■ SET EXERCISE
All of the data should be output character for character, except the pictures.

■ PROVIDED DATA
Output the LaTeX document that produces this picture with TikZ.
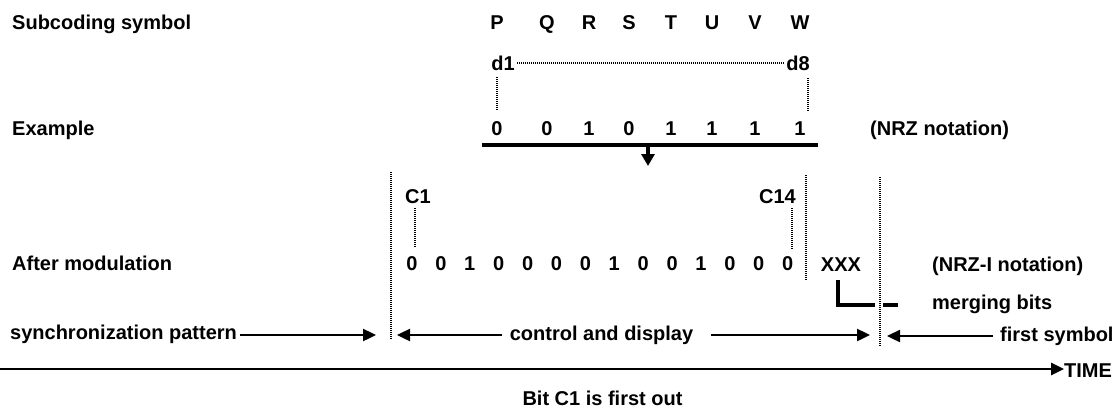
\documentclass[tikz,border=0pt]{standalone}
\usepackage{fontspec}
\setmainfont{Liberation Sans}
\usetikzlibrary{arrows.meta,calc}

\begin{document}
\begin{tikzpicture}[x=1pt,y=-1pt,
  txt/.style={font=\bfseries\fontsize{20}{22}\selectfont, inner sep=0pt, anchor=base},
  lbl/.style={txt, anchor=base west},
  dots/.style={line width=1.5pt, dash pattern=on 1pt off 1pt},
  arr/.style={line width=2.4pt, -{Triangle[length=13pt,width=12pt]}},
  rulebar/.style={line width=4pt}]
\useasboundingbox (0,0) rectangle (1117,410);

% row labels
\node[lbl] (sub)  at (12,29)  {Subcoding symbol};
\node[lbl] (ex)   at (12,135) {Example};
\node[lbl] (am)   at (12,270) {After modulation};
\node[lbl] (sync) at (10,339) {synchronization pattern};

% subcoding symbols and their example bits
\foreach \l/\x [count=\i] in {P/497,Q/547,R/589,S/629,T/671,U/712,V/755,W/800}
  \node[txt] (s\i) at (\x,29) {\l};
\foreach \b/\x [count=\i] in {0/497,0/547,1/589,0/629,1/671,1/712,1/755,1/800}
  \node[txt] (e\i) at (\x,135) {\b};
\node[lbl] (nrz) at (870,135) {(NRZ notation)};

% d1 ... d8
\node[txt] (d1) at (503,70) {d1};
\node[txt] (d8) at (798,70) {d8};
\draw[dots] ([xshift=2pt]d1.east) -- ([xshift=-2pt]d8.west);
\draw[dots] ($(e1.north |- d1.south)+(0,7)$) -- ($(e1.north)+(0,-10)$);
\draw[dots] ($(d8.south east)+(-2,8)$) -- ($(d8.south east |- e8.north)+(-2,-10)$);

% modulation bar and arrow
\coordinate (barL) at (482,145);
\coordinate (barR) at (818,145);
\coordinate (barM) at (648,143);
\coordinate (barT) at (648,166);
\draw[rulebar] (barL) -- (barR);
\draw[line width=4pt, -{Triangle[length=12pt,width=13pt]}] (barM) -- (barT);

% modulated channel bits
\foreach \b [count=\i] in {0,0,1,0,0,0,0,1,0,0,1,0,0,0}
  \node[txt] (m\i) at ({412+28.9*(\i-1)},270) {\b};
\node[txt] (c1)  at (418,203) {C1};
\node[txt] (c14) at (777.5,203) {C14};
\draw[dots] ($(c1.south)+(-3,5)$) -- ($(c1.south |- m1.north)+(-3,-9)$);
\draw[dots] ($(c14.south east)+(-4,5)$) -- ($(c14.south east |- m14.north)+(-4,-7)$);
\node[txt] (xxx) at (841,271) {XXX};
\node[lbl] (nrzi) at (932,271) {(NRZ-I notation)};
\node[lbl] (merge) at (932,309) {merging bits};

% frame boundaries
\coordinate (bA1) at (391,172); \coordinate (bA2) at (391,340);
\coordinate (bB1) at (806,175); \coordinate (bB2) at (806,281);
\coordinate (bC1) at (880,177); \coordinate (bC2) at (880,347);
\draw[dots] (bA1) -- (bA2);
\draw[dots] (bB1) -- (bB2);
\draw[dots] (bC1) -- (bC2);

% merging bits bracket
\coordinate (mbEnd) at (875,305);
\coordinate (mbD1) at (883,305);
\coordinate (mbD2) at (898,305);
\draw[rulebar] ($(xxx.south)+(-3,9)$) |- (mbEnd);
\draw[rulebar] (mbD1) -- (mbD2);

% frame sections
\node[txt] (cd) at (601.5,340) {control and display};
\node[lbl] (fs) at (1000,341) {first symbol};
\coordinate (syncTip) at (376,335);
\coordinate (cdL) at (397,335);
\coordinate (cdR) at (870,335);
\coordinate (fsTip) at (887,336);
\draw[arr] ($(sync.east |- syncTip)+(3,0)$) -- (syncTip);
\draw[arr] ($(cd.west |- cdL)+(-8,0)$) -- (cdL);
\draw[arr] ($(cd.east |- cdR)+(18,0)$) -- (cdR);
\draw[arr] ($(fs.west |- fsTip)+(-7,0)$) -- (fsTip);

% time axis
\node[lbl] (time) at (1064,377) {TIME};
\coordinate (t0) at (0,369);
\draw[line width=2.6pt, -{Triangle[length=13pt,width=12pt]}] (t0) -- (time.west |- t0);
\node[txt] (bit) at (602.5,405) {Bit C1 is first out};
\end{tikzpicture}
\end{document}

■ ANSWER BELOW
Output the LaTeX document that produces this picture with TikZ.
\documentclass[tikz,border=0pt]{standalone}
\usepackage{fontspec}
\setmainfont{Liberation Sans}
\usetikzlibrary{arrows.meta,calc}

\begin{document}
\begin{tikzpicture}[x=1pt,y=-1pt,
  txt/.style={font=\bfseries\fontsize{20}{22}\selectfont, inner sep=0pt, anchor=base},
  lbl/.style={txt, anchor=base west},
  dots/.style={line width=1.5pt, dash pattern=on 1pt off 1pt},
  arr/.style={line width=2.4pt, -{Triangle[length=13pt,width=12pt]}},
  rulebar/.style={line width=4pt}]
\useasboundingbox (0,0) rectangle (1117,410);

% row labels
\node[lbl] (sub)  at (12,29)  {Subcoding symbol};
\node[lbl] (ex)   at (12,135) {Example};
\node[lbl] (am)   at (12,270) {After modulation};
\node[lbl] (sync) at (10,339) {synchronization pattern};

% subcoding symbols and their example bits
\foreach \l/\x [count=\i] in {P/497,Q/547,R/589,S/629,T/671,U/712,V/755,W/800}
  \node[txt] (s\i) at (\x,29) {\l};
\foreach \b/\x [count=\i] in {0/497,0/547,1/589,0/629,1/671,1/712,1/755,1/800}
  \node[txt] (e\i) at (\x,135) {\b};
\node[lbl] (nrz) at (870,135) {(NRZ notation)};

% d1 ... d8
\node[txt] (d1) at (503,70) {d1};
\node[txt] (d8) at (798,70) {d8};
\draw[dots] ([xshift=2pt]d1.east) -- ([xshift=-2pt]d8.west);
\draw[dots] ($(e1.north |- d1.south)+(0,7)$) -- ($(e1.north)+(0,-10)$);
\draw[dots] ($(d8.south east)+(-2,8)$) -- ($(d8.south east |- e8.north)+(-2,-10)$);

% modulation bar and arrow
\coordinate (barL) at (482,145);
\coordinate (barR) at (818,145);
\coordinate (barM) at (648,143);
\coordinate (barT) at (648,166);
\draw[rulebar] (barL) -- (barR);
\draw[line width=4pt, -{Triangle[length=12pt,width=13pt]}] (barM) -- (barT);

% modulated channel bits
\foreach \b [count=\i] in {0,0,1,0,0,0,0,1,0,0,1,0,0,0}
  \node[txt] (m\i) at ({412+28.9*(\i-1)},270) {\b};
\node[txt] (c1)  at (418,203) {C1};
\node[txt] (c14) at (777.5,203) {C14};
\draw[dots] ($(c1.south)+(-3,5)$) -- ($(c1.south |- m1.north)+(-3,-9)$);
\draw[dots] ($(c14.south east)+(-4,5)$) -- ($(c14.south east |- m14.north)+(-4,-7)$);
\node[txt] (xxx) at (841,271) {XXX};
\node[lbl] (nrzi) at (932,271) {(NRZ-I notation)};
\node[lbl] (merge) at (932,309) {merging bits};

% frame boundaries
\coordinate (bA1) at (391,172); \coordinate (bA2) at (391,340);
\coordinate (bB1) at (806,175); \coordinate (bB2) at (806,281);
\coordinate (bC1) at (880,177); \coordinate (bC2) at (880,347);
\draw[dots] (bA1) -- (bA2);
\draw[dots] (bB1) -- (bB2);
\draw[dots] (bC1) -- (bC2);

% merging bits bracket
\coordinate (mbEnd) at (875,305);
\coordinate (mbD1) at (883,305);
\coordinate (mbD2) at (898,305);
\draw[rulebar] ($(xxx.south)+(-3,9)$) |- (mbEnd);
\draw[rulebar] (mbD1) -- (mbD2);

% frame sections
\node[txt] (cd) at (601.5,340) {control and display};
\node[lbl] (fs) at (1000,341) {first symbol};
\coordinate (syncTip) at (376,335);
\coordinate (cdL) at (397,335);
\coordinate (cdR) at (870,335);
\coordinate (fsTip) at (887,336);
\draw[arr] ($(sync.east |- syncTip)+(3,0)$) -- (syncTip);
\draw[arr] ($(cd.west |- cdL)+(-8,0)$) -- (cdL);
\draw[arr] ($(cd.east |- cdR)+(18,0)$) -- (cdR);
\draw[arr] ($(fs.west |- fsTip)+(-7,0)$) -- (fsTip);

% time axis
\node[lbl] (time) at (1064,377) {TIME};
\coordinate (t0) at (0,369);
\draw[line width=2.6pt, -{Triangle[length=13pt,width=12pt]}] (t0) -- (time.west |- t0);
\node[txt] (bit) at (602.5,405) {Bit C1 is first out};
\end{tikzpicture}
\end{document}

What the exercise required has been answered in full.